You do not have to know me personally for very long, before you will discover that I am a big fan of my alma mater’s football team, the University of Oklahoma Sooners, and their three NFL quarterbacks, Baker Mayfield, Kyler Murray and Jalen Hurts. As I post this, I am decked out in all sooner-crimson, anticipating tomorrow’s televised Spring practice’s wrap-up scrimmage game before 70,000 fans!
In Mayfield’s first year as a pro, he was asked, after a particularly outstanding performance, “How did you do it?” His response was classic: “I woke up this morning feeling dangerous!”
His answer to this question gives us insight into exactly what we have been discussing in these blog postings about walking as little children in God’s kingdom. Mayfield unknowingly tells us what we can expect as we continually lead with our weakness and failures as forgiven sinners—we are dangerous!
Today’s typical, church-going Christian in our society has no idea how those words apply to his everyday life as a believer, because his Christianity is not the Christianity we see on the pages of the book of Acts.
For example, after Stephan was stoned to death in Acts 7, the story of the immediate aftermath of that event is resumed in Acts 11: “Now those who were scattered after the persecution that arose over Stephen traveled as far as Phoenicia, Cyprus, and Antioch, preaching the word to no one but the Jews only. But some of them were men from Cyprus and Cyrene, who, when they had come to Antioch, spoke to the Hellenists, preaching the Lord Jesus. And the hand of the Lord was with them, and a great number believed and turned to the Lord” (Acts 11:19-21).
These persecuted Christians, who were a part of the original Jerusalem church, had to “get out of Dodge,” (i.e., flee for their lives) because of the now-burgeoning persecution in Jerusalem led by Saul and other Jewish leaders. They were not missionaries planting churches, not Christian leaders, not bent on some endeavor to “reach the world for Christ” with this new experience of Jesus they had discovered.
No, these believers were just like you and me—plumbers, carpenters, real estate salesmen, school teachers, doctors, lawyers and clothing salesmen—whose lives had been uprooted. But wherever they went, they were dangerous to the kingdom of darkness that prevailed. Wherever they went, just going about their daily lives, they could not be silent about what they were experiencing in the church.
Peter and John had set the tone in Acts 4 when they were dragged before the Sanhedrin and commanded not to speak about Jesus: “But Peter and John answered and said to them, ‘Whether it is right in the sight of God to listen to you more than to God, you judge. For WE CANNOT BUT SPEAK the things which we have seen and heard” (Acts 4:19, 20). Peter and John knew nothing about “You ought to, need to and should witness to others.”.

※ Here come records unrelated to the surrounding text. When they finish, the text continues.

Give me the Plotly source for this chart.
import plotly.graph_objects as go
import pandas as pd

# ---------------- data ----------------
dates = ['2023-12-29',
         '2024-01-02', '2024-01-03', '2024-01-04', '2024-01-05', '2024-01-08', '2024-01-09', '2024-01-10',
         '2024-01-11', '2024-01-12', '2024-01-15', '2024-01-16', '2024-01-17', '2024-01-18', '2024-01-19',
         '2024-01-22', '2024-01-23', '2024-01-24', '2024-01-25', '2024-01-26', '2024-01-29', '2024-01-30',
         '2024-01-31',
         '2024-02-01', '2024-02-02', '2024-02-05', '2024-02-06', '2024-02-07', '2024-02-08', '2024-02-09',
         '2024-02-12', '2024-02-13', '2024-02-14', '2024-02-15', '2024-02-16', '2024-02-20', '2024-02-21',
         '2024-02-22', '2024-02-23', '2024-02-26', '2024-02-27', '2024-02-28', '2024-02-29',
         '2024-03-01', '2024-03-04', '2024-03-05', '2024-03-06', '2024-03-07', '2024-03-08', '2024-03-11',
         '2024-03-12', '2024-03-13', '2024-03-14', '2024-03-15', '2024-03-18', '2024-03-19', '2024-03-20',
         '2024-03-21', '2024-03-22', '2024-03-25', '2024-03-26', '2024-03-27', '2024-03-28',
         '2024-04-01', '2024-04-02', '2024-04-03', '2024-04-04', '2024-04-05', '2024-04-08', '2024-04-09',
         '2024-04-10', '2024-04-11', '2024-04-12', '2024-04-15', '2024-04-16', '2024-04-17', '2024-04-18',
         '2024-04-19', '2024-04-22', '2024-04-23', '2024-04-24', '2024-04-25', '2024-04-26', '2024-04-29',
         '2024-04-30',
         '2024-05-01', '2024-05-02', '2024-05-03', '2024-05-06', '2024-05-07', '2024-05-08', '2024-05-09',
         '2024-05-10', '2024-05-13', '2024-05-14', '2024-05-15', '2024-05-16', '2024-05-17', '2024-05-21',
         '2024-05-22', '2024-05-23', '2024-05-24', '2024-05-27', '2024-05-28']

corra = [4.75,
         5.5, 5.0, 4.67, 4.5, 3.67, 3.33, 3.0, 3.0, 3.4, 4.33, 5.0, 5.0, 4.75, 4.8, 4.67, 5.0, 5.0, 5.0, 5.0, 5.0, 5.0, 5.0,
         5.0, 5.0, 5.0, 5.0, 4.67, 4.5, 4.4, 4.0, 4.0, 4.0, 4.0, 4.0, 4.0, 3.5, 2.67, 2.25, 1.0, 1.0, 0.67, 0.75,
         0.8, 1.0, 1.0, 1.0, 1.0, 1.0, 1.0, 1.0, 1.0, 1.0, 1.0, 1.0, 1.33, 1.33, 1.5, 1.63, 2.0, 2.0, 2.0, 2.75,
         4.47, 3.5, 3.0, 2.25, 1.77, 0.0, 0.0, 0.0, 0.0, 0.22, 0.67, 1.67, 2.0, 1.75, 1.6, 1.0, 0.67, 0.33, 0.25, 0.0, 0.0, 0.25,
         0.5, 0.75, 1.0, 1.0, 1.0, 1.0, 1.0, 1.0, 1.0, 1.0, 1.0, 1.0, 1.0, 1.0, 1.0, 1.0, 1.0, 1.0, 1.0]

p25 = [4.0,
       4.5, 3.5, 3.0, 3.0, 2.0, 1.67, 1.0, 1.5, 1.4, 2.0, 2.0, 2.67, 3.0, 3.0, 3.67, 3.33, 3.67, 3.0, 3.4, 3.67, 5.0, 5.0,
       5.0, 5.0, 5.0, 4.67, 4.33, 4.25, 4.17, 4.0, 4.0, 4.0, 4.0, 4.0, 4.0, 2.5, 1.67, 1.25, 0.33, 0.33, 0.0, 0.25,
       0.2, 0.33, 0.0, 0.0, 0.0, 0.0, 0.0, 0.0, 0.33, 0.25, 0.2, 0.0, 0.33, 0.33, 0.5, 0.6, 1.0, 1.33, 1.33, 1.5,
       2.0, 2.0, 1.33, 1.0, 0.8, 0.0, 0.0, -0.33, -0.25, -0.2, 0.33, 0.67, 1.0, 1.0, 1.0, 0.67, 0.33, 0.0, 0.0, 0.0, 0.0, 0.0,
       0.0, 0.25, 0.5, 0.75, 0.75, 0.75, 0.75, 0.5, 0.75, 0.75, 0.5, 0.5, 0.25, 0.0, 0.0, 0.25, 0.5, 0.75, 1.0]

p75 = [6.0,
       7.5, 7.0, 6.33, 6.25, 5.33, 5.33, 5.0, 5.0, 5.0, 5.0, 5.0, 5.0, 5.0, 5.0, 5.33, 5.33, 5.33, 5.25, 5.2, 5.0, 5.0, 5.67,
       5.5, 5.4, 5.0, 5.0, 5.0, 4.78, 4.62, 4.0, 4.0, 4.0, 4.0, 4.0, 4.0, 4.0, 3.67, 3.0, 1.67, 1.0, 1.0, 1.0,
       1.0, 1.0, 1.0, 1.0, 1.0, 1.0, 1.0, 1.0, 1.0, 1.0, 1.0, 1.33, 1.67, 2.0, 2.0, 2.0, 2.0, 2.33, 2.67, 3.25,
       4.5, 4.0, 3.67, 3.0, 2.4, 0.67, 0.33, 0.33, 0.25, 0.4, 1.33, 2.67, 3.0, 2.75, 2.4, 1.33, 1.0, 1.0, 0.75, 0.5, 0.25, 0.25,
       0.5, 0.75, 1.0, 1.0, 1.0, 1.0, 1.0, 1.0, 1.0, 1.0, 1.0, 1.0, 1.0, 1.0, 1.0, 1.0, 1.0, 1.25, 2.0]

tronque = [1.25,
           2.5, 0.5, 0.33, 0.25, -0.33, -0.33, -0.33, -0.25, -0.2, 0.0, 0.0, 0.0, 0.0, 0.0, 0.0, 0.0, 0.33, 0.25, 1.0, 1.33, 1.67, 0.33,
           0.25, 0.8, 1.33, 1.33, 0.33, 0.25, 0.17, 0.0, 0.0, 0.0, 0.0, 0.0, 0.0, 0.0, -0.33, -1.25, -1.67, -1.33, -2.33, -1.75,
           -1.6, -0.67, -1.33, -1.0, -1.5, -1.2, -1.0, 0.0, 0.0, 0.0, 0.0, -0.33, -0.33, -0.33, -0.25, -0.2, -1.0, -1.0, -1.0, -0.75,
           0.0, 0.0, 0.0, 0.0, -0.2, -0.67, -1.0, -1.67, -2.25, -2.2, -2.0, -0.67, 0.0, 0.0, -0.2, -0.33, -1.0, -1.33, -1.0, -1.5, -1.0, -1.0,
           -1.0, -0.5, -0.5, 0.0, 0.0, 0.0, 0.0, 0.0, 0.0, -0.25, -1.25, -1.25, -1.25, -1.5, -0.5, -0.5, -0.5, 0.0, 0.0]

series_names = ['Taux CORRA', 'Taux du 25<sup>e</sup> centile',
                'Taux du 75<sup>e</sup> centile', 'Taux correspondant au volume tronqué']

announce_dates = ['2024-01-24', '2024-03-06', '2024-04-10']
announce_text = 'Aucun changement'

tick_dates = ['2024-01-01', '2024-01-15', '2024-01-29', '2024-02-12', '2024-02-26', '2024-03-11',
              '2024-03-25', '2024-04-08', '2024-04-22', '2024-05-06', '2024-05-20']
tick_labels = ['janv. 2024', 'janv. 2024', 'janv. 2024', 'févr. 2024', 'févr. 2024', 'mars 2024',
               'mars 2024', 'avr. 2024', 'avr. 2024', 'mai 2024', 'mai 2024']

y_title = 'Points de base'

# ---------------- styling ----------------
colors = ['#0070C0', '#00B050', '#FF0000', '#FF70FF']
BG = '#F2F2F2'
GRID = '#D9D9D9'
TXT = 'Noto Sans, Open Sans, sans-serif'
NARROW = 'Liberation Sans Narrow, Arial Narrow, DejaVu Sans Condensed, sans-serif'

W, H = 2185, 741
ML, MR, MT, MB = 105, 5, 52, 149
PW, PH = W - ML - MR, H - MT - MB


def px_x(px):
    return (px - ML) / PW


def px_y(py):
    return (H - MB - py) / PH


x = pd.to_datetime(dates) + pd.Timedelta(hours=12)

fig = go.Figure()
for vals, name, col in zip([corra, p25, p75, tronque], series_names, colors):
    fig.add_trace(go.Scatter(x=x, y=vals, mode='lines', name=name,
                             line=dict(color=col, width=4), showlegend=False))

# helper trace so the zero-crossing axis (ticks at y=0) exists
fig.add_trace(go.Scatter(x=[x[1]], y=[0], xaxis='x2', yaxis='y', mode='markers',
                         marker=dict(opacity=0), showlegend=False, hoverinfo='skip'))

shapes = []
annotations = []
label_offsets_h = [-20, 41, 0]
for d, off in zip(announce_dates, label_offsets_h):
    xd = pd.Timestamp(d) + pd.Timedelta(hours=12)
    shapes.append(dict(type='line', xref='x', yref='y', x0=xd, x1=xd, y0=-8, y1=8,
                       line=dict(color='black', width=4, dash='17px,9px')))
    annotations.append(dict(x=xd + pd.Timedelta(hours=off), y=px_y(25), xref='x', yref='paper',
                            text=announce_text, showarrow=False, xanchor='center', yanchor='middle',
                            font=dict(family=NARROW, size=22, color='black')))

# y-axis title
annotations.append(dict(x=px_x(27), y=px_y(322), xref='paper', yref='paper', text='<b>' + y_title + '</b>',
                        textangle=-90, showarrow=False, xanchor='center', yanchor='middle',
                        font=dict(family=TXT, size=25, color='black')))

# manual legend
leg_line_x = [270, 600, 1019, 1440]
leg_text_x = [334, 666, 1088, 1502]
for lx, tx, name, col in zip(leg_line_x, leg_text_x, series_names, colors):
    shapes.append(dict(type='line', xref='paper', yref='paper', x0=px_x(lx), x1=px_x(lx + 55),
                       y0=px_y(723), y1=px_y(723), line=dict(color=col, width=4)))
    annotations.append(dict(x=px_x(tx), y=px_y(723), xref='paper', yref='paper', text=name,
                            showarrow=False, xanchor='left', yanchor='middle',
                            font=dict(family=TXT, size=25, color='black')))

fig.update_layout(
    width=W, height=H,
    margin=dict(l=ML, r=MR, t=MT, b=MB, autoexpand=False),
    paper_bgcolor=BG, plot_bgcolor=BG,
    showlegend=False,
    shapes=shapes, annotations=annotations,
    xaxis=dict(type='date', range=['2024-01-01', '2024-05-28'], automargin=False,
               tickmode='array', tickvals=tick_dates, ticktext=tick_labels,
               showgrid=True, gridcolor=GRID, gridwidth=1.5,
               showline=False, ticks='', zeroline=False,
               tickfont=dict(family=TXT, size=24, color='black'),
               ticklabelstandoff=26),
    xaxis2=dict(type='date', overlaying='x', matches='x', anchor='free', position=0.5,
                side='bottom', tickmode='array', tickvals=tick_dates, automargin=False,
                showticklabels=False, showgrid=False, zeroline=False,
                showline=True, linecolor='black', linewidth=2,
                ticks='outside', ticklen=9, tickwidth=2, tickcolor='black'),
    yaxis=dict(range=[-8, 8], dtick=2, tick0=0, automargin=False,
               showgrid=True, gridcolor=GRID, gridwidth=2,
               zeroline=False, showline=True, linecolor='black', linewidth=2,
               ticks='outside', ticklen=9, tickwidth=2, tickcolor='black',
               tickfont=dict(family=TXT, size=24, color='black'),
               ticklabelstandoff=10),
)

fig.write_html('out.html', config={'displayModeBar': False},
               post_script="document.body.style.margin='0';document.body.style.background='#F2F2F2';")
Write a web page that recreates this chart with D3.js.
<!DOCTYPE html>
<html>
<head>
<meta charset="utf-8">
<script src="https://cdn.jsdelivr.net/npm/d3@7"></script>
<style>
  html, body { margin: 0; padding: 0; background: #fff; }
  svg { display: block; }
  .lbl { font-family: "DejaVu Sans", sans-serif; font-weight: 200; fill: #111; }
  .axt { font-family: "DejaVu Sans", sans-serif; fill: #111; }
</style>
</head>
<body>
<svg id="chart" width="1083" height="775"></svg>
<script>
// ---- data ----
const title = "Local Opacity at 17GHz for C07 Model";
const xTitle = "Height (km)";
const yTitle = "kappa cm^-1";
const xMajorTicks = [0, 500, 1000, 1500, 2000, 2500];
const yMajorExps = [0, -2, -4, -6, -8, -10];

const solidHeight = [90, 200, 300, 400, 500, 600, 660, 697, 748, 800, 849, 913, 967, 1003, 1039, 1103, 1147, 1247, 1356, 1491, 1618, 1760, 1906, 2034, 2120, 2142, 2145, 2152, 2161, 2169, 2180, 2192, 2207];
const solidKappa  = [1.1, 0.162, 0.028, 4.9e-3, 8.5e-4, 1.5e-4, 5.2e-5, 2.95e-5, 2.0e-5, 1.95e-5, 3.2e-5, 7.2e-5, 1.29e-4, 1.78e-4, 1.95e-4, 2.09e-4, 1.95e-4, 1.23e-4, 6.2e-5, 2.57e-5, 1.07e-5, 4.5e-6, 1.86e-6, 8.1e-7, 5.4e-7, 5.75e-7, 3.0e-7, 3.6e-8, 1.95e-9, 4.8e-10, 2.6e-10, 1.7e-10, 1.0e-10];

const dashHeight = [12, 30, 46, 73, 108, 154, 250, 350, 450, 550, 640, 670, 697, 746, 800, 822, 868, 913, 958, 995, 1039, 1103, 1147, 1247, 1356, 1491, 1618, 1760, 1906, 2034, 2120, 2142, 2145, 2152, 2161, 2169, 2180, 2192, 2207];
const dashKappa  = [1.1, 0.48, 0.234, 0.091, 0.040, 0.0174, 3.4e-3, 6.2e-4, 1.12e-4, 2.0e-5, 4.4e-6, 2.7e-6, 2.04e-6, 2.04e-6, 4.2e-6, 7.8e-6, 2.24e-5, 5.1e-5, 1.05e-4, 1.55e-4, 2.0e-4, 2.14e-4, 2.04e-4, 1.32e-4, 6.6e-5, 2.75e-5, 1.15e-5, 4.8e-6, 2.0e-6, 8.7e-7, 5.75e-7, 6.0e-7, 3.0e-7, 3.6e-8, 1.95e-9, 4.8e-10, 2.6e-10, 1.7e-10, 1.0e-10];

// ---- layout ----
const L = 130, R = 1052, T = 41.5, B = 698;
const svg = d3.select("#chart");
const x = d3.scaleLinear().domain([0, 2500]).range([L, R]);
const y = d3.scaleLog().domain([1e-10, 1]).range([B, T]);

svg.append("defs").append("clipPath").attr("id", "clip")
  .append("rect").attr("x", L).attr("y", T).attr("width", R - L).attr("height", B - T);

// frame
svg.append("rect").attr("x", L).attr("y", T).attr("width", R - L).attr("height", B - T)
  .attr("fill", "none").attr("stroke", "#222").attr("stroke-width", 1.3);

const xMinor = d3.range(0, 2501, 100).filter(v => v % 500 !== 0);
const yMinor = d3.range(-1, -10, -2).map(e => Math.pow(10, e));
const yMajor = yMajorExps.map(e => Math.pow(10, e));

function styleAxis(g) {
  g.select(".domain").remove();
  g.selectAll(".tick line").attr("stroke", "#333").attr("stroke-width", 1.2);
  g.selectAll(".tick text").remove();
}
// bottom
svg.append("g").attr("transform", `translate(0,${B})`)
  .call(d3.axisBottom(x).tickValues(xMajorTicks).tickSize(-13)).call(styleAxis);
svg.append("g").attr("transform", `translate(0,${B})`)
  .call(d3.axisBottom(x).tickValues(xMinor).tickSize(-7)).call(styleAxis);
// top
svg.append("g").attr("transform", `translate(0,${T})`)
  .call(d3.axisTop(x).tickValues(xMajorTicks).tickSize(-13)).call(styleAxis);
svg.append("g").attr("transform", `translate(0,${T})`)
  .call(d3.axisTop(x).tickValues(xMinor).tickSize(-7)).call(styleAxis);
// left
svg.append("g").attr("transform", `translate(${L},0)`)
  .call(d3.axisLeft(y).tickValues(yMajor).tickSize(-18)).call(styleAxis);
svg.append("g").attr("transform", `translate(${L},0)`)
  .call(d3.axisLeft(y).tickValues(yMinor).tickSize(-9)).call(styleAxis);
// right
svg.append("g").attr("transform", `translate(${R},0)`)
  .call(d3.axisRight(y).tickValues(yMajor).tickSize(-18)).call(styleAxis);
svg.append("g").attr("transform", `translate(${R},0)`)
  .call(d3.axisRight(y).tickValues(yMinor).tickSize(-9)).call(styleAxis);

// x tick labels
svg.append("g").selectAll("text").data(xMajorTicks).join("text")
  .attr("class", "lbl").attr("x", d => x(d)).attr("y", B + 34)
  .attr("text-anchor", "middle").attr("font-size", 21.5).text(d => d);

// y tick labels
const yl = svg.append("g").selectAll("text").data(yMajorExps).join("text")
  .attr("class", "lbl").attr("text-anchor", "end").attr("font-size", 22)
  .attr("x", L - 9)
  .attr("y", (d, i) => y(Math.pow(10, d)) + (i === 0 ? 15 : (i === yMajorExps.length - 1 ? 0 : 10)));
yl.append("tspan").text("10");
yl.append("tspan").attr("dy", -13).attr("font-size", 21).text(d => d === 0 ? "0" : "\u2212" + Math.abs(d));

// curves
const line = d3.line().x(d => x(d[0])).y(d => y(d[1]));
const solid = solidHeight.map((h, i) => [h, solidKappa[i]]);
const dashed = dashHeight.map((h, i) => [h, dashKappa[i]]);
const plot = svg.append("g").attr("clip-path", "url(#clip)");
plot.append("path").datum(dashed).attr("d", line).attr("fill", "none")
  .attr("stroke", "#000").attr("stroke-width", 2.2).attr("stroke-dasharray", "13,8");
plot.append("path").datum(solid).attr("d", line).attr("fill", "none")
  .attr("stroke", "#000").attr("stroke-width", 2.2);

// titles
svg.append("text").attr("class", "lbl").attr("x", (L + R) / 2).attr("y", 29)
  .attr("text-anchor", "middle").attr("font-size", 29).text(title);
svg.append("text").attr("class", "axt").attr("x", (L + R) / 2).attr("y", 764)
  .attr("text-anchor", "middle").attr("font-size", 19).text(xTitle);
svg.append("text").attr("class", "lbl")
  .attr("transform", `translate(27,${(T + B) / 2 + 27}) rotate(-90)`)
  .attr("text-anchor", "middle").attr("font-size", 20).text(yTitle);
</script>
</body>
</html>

The result was the same in Antioch, and, we can assume, in all the other towns where the scattered Jerusalem Christians went as well. “A great number believed and turned to the Lord” (Acts 11:21) This is, as author Roland Allen wrote in his book in 1925, “The Spontaneous Expansion of the Church.” This is New Testament evangelism: every day, in all we do, with whomever we meet, we can’t contain what we have experienced, and we want to gather together with those who have experienced this too! That “gathering” is the church.
If this is occurring all around us, every day, wherever the church is present, society cannot ignore it, forbid it or legislate it out of existence. Make no mistake, our defeated enemy, the Devil, is fighting a delaying action to keep this from happening. He is desperately using lies and deception to keep the church from mopping up Satan’s guerrilla forces and finalizing Jesus’ victory over him at the cross.